The Jewish Museum and the Center of Tolerance open in Moscow.

8 Nov 2012

“This museum is an eloquent declaration of the principles of tolerance toward people and their freedom,” said at the inauguration Israeli President Shimon Peres, 89, who was born in what is now Belarus before his family settled in Palestine in the 1930s. Peres recalled that both his parents had been born in the Russian Empire and everyone at home spoke “Yiddish, Hebrew and Russian”, while his mother had sung him Russian songs. “Here we can see man part with the past and move into the future with hope.” “The museum tells us about two ideologies – communism and Zionism,” he added.

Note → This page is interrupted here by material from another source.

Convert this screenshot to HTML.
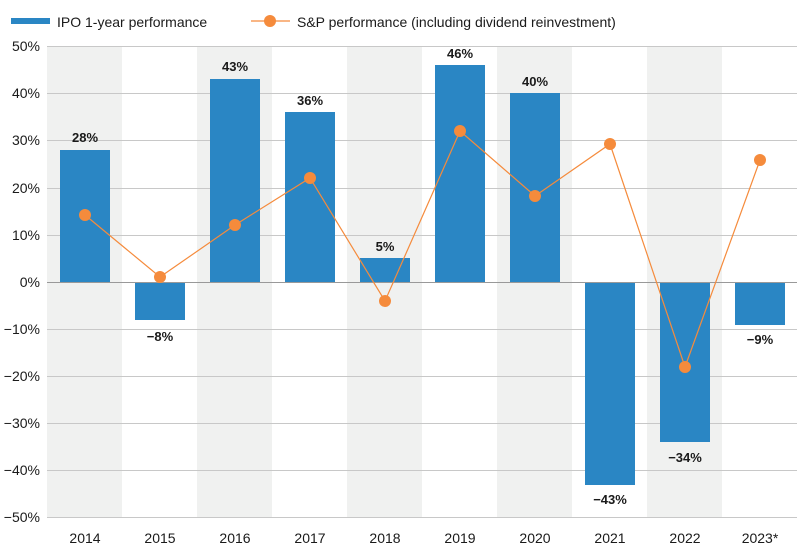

President Vladimir Putin hoped the new museum would become “a place for dialogue and agreement between peoples,” said a statement read at the ceremony by Lavrov. “Any attempt to review the contribution of our country to WWII victory or to deny the Holocaust is not just a cynical lie but a forgetting of history,” Putin’s statement added.

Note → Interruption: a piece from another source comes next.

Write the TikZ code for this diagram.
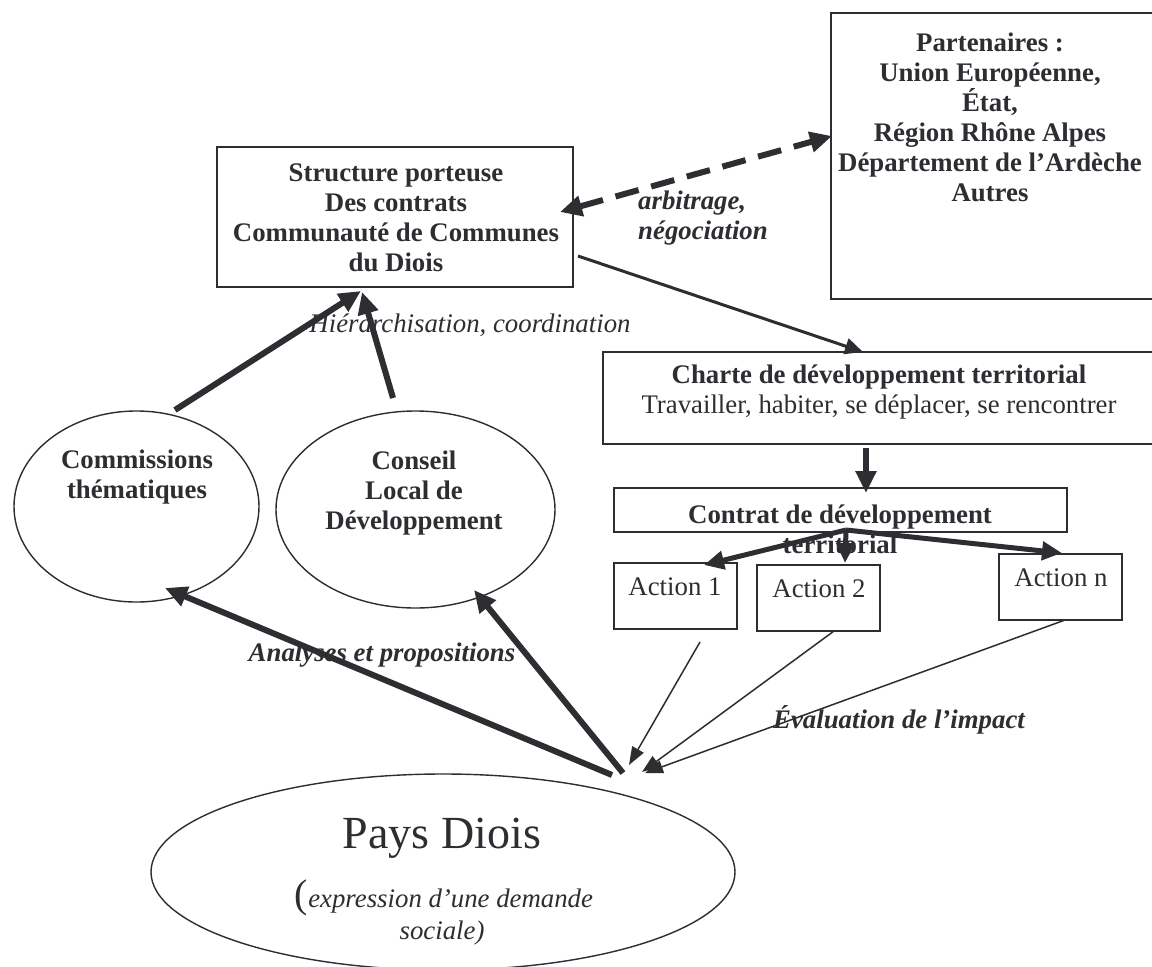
\documentclass[tikz,border=0pt]{standalone}
\usepackage{fontspec}
\setmainfont{Liberation Serif}
\usetikzlibrary{arrows.meta,shapes.geometric,calc}
\definecolor{ink}{RGB}{45,45,50}
\begin{document}
\begin{tikzpicture}[x=1pt,y=-1pt,
  every node/.style={text=ink},
  box/.style={draw=ink, line width=2pt, inner sep=0pt, rectangle},
  oval/.style={draw=ink, line width=1.4pt, ellipse, inner sep=0pt},
  txt/.style={font=\fontsize{26.8}{30}\selectfont, align=center, inner sep=0pt},
  bt/.style={txt, font=\fontsize{26.8}{30}\selectfont\bfseries},
  it/.style={txt, font=\fontsize{26.8}{30}\selectfont\itshape},
  bit/.style={txt, font=\fontsize{26.8}{30}\selectfont\bfseries\itshape},
  heavy/.style={draw=ink, line width=6pt, -{Triangle[length=22pt,width=20pt]}},
  medium/.style={draw=ink, line width=3pt, -{Triangle[length=18pt,width=16pt]}},
  light/.style={draw=ink, line width=1.5pt, -{Triangle[length=18pt,width=13pt]}},
  dashedarrow/.style={draw=ink, line width=6pt, dash pattern=on 24pt off 13pt,
     {Triangle[length=22pt,width=20pt]}-{Triangle[length=22pt,width=20pt]}}
]
\useasboundingbox (0,0) rectangle (1152,967);
\clip (0,0) rectangle (1152,967);
\fill[white] (0,0) rectangle (1152,967);

% boxes
\node[box, minimum width=356pt, minimum height=140pt] (struct) at (395,217) {};
\node[bt] (structtxt) at (396,217.5) {Structure porteuse\\Des contrats\\Communauté de Communes\\du Diois};

\node[box, minimum width=324pt, minimum height=286pt] (part) at (993,156) {};
\node[bt] (parttxt) at (990,117) {Partenaires :\\Union Européenne,\\État,\\Région Rhône Alpes\\Département de l’Ardèche\\Autres};

\node[box, minimum width=552pt, minimum height=92pt] (charte) at (879,398) {};
\node[txt] (chartetxt) at (879,392) {\textbf{Charte de développement territorial}\\Travailler, habiter, se déplacer, se rencontrer};

\node[box, minimum width=453pt, minimum height=44pt] (contrat) at (840.5,510) {};
\node[bt] (contrattxt) at (840,529) {Contrat de développement\\territorial};

\node[box, minimum width=123pt, minimum height=66pt] (a1) at (675.5,596) {};
\node[txt] (a1txt) at (675,587) {Action 1};
\node[box, minimum width=123pt, minimum height=66pt] (a2) at (818.5,598) {};
\node[txt] (a2txt) at (819,589) {Action 2};
\node[box, minimum width=123pt, minimum height=66pt] (an) at (1060.5,587) {};
\node[txt] (antxt) at (1061,578) {Action n};

% ellipses
\node[oval, minimum width=245pt, minimum height=191pt] (comm) at (136.5,506.5) {};
\node[bt] (commtxt) at (137,477) {Commissions\\thématiques};
\node[oval, minimum width=279pt, minimum height=197pt] (cons) at (415.5,509.5) {};
\node[bt] (constxt) at (414,493) {Conseil\\Local de\\Développement};
\node[oval, minimum width=584pt, minimum height=196pt] (pays) at (443,872) {};
\node[txt, font=\fontsize{46}{50}\selectfont] (paystxt) at (442,838) {Pays Diois};
\node[txt] (paysexp) at (444,898) {{\fontsize{40}{40}\selectfont(}\textit{expression d’une demande}};
\node[it] (payssoc) at (442,933) {sociale)};

% labels
\node[it] (hier) at (470,325) {Hiérarchisation, coordination};
\node[bit, align=left, anchor=west] (arb) at (638,218.5) {arbitrage,\\négociation};
\node[bit] (anal) at (382,655) {Analyses et propositions};
\node[bit] (eval) at (899,720) {Évaluation de l’impact};

% convergence points above Pays Diois
\coordinate (p1) at ($(pays)+(169,-97)$);
\coordinate (p2) at ($(pays)+(180,-99)$);
\coordinate (p3) at ($(pays)+(186,-107)$);
\coordinate (p4) at ($(pays)+(199,-100)$);
\coordinate (p5) at ($(pays)+(202,-99)$);

% connectors
\draw[heavy] ($(comm)+(38.5,-96.5)$) -- ($(struct)+(-34,74)$);
\draw[heavy] ($(cons)+(-22.5,-111.5)$) -- ($(struct)+(-33,75)$);
\draw[medium] ($(struct)+(183,39)$) -- ($(charte)+(-16,-46)$);
\draw[dashedarrow] ($(struct)+(165,-5)$) -- ($(part)+(-161,-20)$);
\draw[heavy] ($(charte)+(-13,50)$) -- ($(contrat)+(25.5,-17)$);
\draw[draw=ink, line width=5pt, -{Triangle[length=20pt,width=18pt]}] ($(contrat)+(5.5,20)$) -- ($(a1)+(28.5,-31)$);
\draw[draw=ink, line width=5pt, -{Triangle[length=20pt,width=18pt]}] ($(contrat)+(5.5,20)$) -- ($(a2)+(26.5,-35)$);
\draw[draw=ink, line width=5pt, -{Triangle[length=20pt,width=18pt]}] ($(contrat)+(5.5,20)$) -- ($(an)+(1.5,-34)$);
\draw[heavy] (p1) -- ($(comm)+(28.5,81.5)$);
\draw[heavy] (p2) -- ($(cons)+(58.5,80.5)$);
\draw[light] ($(a1)+(24.5,46)$) -- (p3);
\draw[light] ($(a2)+(15.5,33)$) -- (p4);
\draw[light] ($(an)+(4.5,33)$) -- (p5);
\end{tikzpicture}
\end{document}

The idea of establishing the museum came from the Federation of Jewish Communities of Russia, which was given the museum building in 2001. Grafts’ renovation and expansion of the 1927 Konstantin Melnikov’s bus depot have transformed the space into the world’s largest Jewish museum.  The museum occupies over 8,500 square meters on the Moscow Bakhmetyevsky Garage which was formerly an art gallery run by socialite Dasha Zhukova.
The museum aims to demonstrate Jewish cultural traditions and customs and also show the history of Russia through the prism of one ethnic group, organizers say.

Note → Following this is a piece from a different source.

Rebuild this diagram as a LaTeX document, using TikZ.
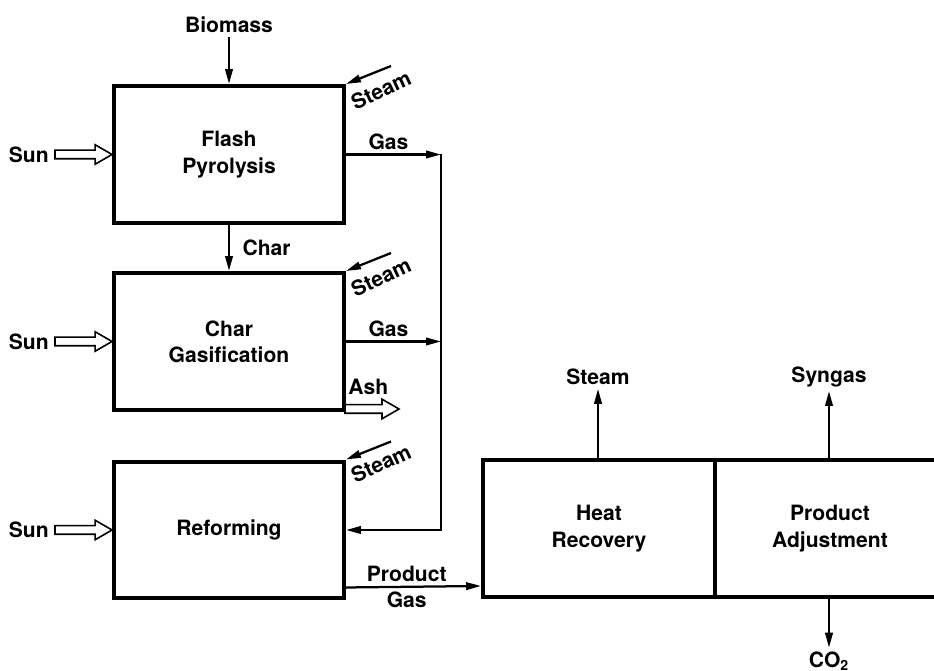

Like its ‘twins’ in New York, Paris and Berlin, the Moscow museum highlights historic Jewish documents, photographs and letters spanning a period of more over two centuries.
Jews were repressed in Tsarist times when starting in the late 18th century they were largely forced to live in an area of the western Russian empire known as the “Pale” where many lived in impoverished towns known as shtetls.
Hitler‘s armies in World War II then occupied most of today’s Belarus, Ukraine as well as western Russia, leaving Soviet Jews exposed to the full brunt of the Nazi killing regime.Heavily targeted during the 1930s purges, Jews suffered even after World War II in the USSR under Stalin’s rule, especially when the purported discovery of a so-called “doctors’ plot” against him unleashed a wave on anti-Semitic hysteria.
Nonetheless Jews have over centuries made a huge contribution to Russian culture, ranging from the writer Sholem Aleichem, the Vitebsk-born artist Marc Chagall or the poet Osip Mandelstam who died in the Stalin camps.